- **The data**:
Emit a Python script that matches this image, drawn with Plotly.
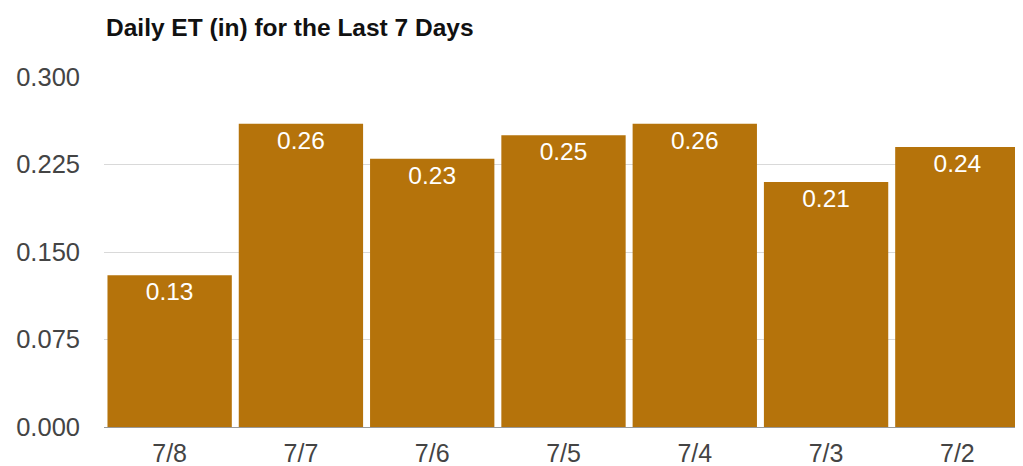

==

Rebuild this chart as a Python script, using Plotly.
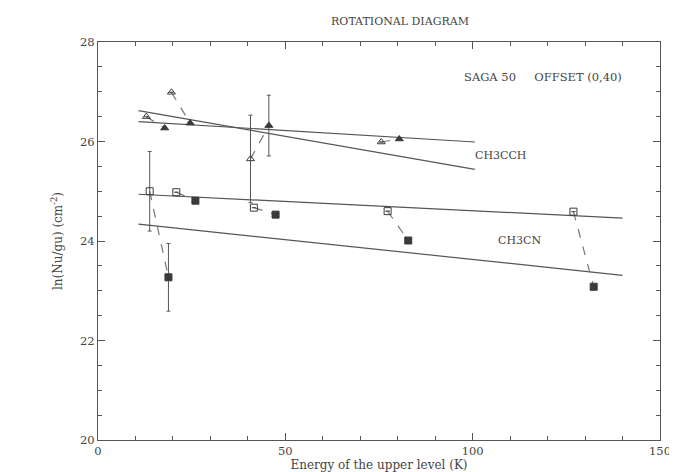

* * *

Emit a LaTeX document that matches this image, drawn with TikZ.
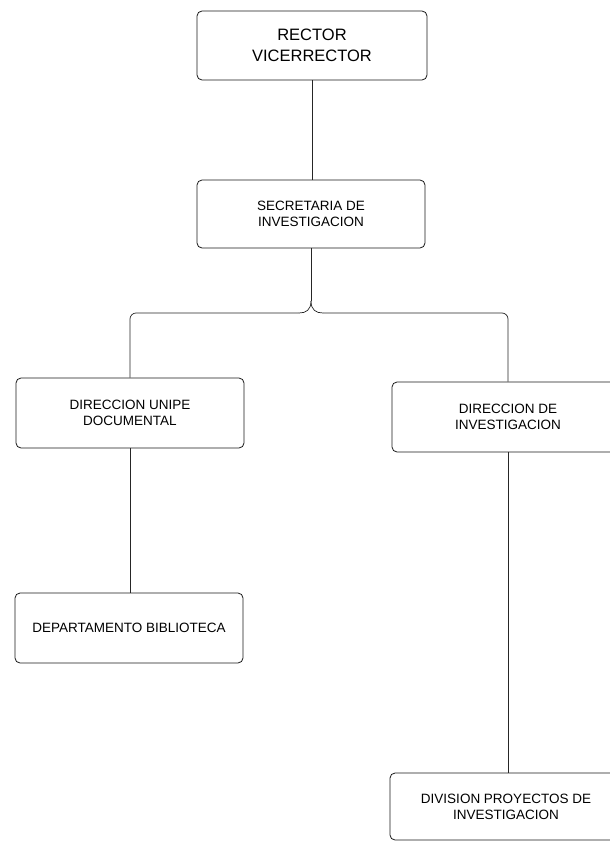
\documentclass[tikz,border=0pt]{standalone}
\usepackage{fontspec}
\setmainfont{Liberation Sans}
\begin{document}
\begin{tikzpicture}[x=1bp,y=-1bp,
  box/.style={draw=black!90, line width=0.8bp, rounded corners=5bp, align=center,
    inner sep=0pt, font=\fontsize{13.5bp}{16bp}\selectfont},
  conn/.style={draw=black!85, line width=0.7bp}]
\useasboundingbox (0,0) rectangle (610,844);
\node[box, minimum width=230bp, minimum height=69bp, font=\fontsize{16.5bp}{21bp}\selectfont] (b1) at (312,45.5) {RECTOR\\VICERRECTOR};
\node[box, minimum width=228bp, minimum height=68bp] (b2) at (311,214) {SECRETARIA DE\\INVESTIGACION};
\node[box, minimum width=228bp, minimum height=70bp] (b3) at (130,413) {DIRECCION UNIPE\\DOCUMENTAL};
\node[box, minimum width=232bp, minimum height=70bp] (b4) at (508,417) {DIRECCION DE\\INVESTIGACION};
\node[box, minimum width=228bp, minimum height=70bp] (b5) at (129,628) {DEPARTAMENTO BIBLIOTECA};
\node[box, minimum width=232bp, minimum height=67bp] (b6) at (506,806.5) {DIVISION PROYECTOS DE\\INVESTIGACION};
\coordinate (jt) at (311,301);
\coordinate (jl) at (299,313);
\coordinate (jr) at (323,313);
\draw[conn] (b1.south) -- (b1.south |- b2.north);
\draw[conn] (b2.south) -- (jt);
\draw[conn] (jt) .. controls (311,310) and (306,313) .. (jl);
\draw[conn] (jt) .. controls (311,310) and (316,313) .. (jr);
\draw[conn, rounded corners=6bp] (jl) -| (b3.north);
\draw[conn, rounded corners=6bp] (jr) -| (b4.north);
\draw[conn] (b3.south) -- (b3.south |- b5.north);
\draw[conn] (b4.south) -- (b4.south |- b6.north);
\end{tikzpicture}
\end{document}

- **Task instructions**: Count the lines of the data that include the string "drawn", and give only that number.

- **Result of the exercise**: 2